Rakyat hanya tahu berita media tentang pencabutan ijin reklamasi. Di balik pencabutan ijin itu, tentu ada banyak dinamika yang “ngeri-ngeri sedap”. Dalam konteks ini, Anies layak diberi aplus, terutama kekeuhnya pegang prinsip dan idealisme dalam situasi yang tak kondusif bagi diri dan karir jabatannya. Reklamasi itu bisnis besar, bahkan super besar. Puluhan triliun modal sudah keluar. Sedikit luangkan waktu anda membayangkan risiko mencabut ijin reklamasi itu. Anda yang waras pasti paham.
Kenapa reklamasi ijinnya dicabut? Sederhana jawabannya. Karena pertama, reklamasi merugikan dan tidak berpihak kepada rakyat. Dan yang kedua, ini yang terpenting, ada celah hukum membela dan berpihak kepada rakyat. Legal standing bermasalah, maka itu jadi celah buat Anies untuk membela rakyat.
Tidak selalu ada celah hukum yang tersedia untuk membela dan berpihak kepada rakyat. Sebab, para mafia proyek sudah terbiasa menyiapkan rekayasa hukum dengan berbagai bentuk manipulasi untuk sebuah proyek yang akan dikerjakan.
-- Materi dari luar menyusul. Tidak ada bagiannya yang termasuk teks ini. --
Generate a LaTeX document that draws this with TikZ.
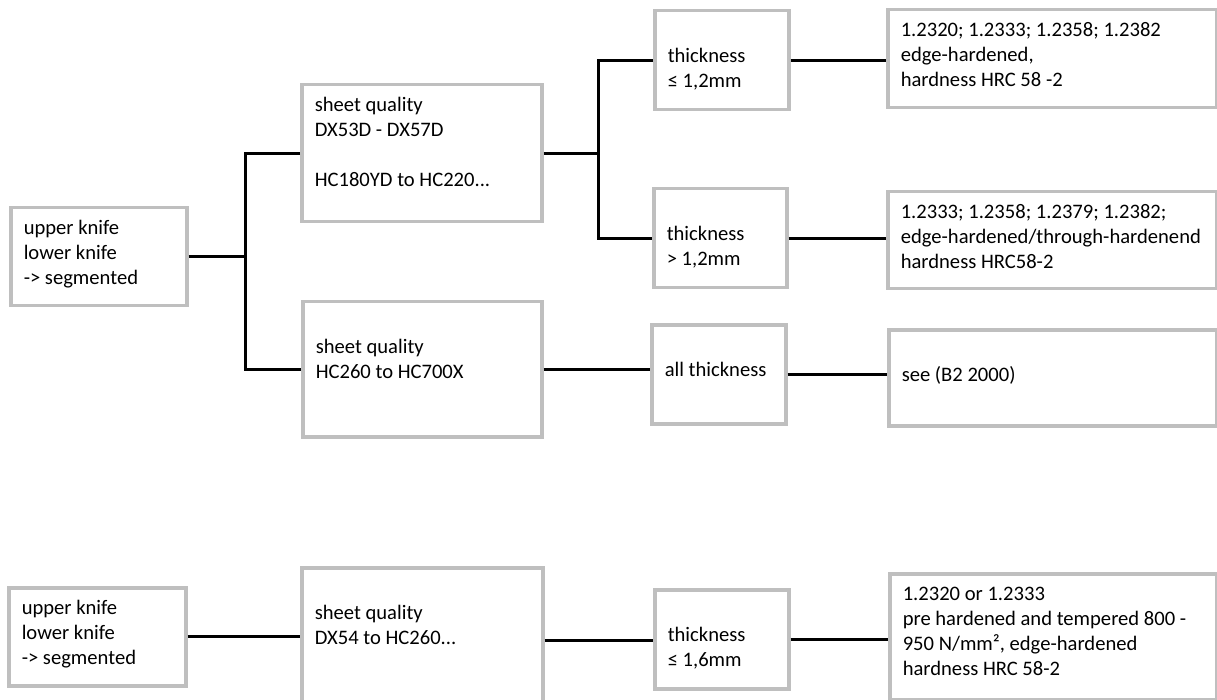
\documentclass[tikz,border=0pt]{standalone}
\usepackage{fontspec}
\setmainfont{Carlito}
\usetikzlibrary{calc}
\definecolor{boxgray}{HTML}{BFBFBF}
\def\cellbox#1#2#3{\parbox[c][#2pt][t]{#1pt}{\strut\begin{tabular}[t]{@{}l@{}}#3\end{tabular}}}

\begin{document}
\begin{tikzpicture}[x=1pt, y=-1pt,
		cell/.style={draw=boxgray, line width=3.5pt, inner xsep=13pt, inner ysep=9.5pt, anchor=north west, font=\fontsize{20.6pt}{25pt}\selectfont},
		link/.style={line width=2.8pt, black}]
			%%%%% START %%%%%
			
			\useasboundingbox (0, 0) rectangle (1217, 700);
			
			%% upper tree
			\node[cell] (knife) at (9, 206) {\cellbox{150}{79}{upper knife\\lower knife\\-> segmented}};
			
			\node[cell] (sheetA) at (300, 83) {\cellbox{214}{118}{sheet quality\\DX53D - DX57D\\ \\HC180YD to HC220...}};
			\node[cell] (sheetB) at (301, 300) {\cellbox{213}{116}{\\sheet quality\\HC260 to HC700X}};
			
			\node[cell] (thinA) at (653, 9) {\cellbox{108}{80}{\\thickness\\≤ 1,2mm}};
			\node[cell] (thickB) at (652, 187) {\cellbox{107}{80}{\\thickness\\> 1,2mm}};
			\node[cell] (allthick) at (650, 323) {\cellbox{108}{80}{\\all thickness}};
			
			\node[cell] (steelA) at (886, 8) {\cellbox{303}{79}{1.2320; 1.2333; 1.2358; 1.2382\\edge-hardened,\\hardness HRC 58 -2}};
			\node[cell] (steelB) at (886, 190) {\cellbox{303}{78}{1.2333; 1.2358; 1.2379; 1.2382;\\edge-hardened/through-hardenend\\hardness HRC58-2}};
			\node[cell] (steelC) at (887, 328) {\cellbox{302}{77}{\\see (B2 2000)}};
			
			\coordinate (fork1) at ($(knife.east)+(57, 0)$);
			\draw[link] (knife.east) -- (fork1);
			\draw[link] (sheetA.west) -| (fork1) |- (sheetB.west);
			
			\coordinate (fork2) at ($(sheetA.east)+(55, 0)$);
			\draw[link] (sheetA.east) -- (fork2);
			\draw[link] (thinA.west) -| (fork2) |- (thickB.west);
			
			\draw[link] (sheetB.east) -- (sheetB.east -| allthick.west);
			\draw[link] (thinA.east) -- (thinA.east -| steelA.west);
			\draw[link] (thickB.east) -- (thickB.east -| steelB.west);
			\draw[link] (allthick.east) -- (allthick.east -| steelC.west);
			
			%% lower row
			\node[cell] (knifeL) at (7, 586) {\cellbox{151}{79}{upper knife\\lower knife\\-> segmented}};
			\node[cell] (sheetL) at (300, 566) {\cellbox{215}{127}{\\sheet quality\\DX54 to HC260...}};
			\node[cell] (thinL) at (653, 588) {\cellbox{108}{80}{\\thickness\\≤ 1,6mm}};
			\node[cell] (steelL) at (888, 572) {\cellbox{301}{107}{1.2320 or 1.2333\\pre hardened and tempered 800 -\\950 N/mm², edge-hardened\\hardness HRC 58-2}};
			
			\draw[link] (knifeL.east) -- (knifeL.east -| sheetL.west);
			\draw[link] (sheetL.east) -- (sheetL.east -| thinL.west);
			\draw[link] (thinL.east) -- (thinL.east -| steelL.west);
			
			%%%%% END %%%%%
\end{tikzpicture}
\end{document}
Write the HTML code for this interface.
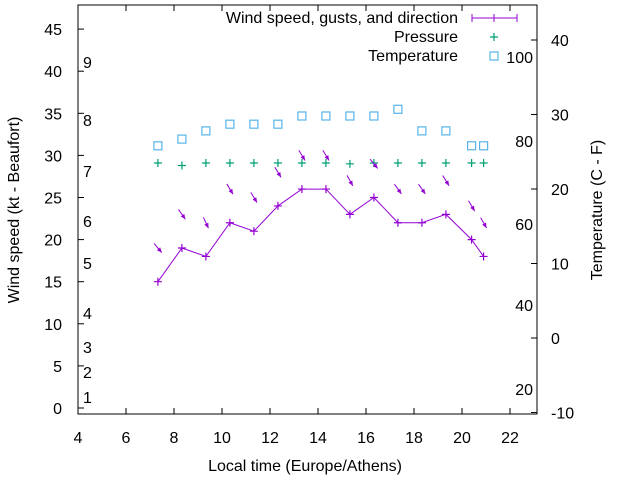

Beruntung Anies Baswedan, ketemu celah hukum untuk menyelamatkan para nelayan dan rakyat dari banjir di Jakarta akibat pulau reklamasi. Kalau sudah seperti ini, rakyat pasti berada di belakang Anies dan memberikan dukungan. Lalu rakyat, terutama nelayan, dengan sangat percaya diri akan nanya ke pengembang; apa mau loe sekarang? Gue akan hadapi.